### GIVEN TASK
Tally every line of the listing where the string "with" is found, and state the total alone.

### SOURCE MATERIAL
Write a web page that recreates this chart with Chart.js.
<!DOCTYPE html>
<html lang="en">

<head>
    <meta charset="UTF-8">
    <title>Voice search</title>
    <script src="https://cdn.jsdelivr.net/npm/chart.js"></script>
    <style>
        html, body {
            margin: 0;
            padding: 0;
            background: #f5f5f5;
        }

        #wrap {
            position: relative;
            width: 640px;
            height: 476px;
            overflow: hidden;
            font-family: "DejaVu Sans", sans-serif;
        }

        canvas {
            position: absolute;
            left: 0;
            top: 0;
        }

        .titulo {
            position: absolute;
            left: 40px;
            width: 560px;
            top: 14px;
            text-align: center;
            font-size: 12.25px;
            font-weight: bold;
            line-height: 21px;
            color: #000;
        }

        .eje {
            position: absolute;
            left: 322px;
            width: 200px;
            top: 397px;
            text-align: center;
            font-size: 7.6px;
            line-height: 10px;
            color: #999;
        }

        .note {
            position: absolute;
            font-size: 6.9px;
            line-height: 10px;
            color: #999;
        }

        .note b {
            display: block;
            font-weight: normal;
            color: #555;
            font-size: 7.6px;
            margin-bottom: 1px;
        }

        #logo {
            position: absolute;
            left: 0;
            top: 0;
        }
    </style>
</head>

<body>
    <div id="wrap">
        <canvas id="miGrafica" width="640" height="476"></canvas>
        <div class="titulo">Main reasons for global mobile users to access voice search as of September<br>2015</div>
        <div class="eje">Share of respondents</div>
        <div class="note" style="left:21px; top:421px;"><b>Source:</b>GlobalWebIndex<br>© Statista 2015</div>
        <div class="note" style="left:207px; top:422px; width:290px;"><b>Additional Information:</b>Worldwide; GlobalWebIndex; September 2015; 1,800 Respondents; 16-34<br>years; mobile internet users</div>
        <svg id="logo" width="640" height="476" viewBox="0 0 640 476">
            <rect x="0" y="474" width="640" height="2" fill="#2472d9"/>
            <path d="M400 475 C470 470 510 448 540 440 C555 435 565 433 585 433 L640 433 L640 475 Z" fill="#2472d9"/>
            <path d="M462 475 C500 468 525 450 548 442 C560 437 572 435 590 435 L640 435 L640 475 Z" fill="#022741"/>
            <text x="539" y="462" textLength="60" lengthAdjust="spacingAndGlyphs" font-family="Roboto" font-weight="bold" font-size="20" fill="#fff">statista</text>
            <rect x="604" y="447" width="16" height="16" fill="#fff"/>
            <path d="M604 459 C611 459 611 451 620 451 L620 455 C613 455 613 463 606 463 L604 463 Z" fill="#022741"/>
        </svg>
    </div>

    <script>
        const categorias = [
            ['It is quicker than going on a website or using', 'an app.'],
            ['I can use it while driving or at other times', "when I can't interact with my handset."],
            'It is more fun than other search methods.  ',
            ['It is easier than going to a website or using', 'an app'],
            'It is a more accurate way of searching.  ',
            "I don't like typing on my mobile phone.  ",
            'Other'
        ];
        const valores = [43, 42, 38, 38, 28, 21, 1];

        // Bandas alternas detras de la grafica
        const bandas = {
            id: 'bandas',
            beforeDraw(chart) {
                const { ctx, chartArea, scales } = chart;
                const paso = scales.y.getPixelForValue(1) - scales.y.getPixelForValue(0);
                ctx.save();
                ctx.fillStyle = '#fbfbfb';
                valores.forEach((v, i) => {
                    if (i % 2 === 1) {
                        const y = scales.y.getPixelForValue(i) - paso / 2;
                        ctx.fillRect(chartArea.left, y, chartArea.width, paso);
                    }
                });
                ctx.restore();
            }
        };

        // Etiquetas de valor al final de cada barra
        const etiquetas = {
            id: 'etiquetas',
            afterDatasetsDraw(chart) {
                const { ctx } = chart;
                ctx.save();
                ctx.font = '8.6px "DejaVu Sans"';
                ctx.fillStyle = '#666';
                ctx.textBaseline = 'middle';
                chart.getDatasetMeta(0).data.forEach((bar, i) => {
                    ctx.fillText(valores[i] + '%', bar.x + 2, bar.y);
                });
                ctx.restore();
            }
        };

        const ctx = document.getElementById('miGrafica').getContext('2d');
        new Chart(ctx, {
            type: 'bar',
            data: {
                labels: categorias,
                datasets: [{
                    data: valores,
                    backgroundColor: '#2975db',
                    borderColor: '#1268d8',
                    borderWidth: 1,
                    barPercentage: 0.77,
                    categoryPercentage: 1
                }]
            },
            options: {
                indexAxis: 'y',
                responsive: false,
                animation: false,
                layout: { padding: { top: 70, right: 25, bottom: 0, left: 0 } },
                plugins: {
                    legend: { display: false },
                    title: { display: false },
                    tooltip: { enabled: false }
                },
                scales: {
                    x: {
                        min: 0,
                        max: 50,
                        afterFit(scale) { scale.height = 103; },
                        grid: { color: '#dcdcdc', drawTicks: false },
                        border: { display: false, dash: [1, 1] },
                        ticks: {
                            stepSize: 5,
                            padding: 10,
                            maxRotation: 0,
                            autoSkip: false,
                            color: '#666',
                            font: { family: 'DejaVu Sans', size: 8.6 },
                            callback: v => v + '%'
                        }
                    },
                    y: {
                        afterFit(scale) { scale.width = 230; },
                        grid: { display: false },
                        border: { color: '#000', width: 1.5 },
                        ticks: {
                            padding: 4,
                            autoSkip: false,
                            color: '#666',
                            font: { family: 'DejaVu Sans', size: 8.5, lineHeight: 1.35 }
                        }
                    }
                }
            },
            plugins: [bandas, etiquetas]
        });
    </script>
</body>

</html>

### IN RESPONSE
2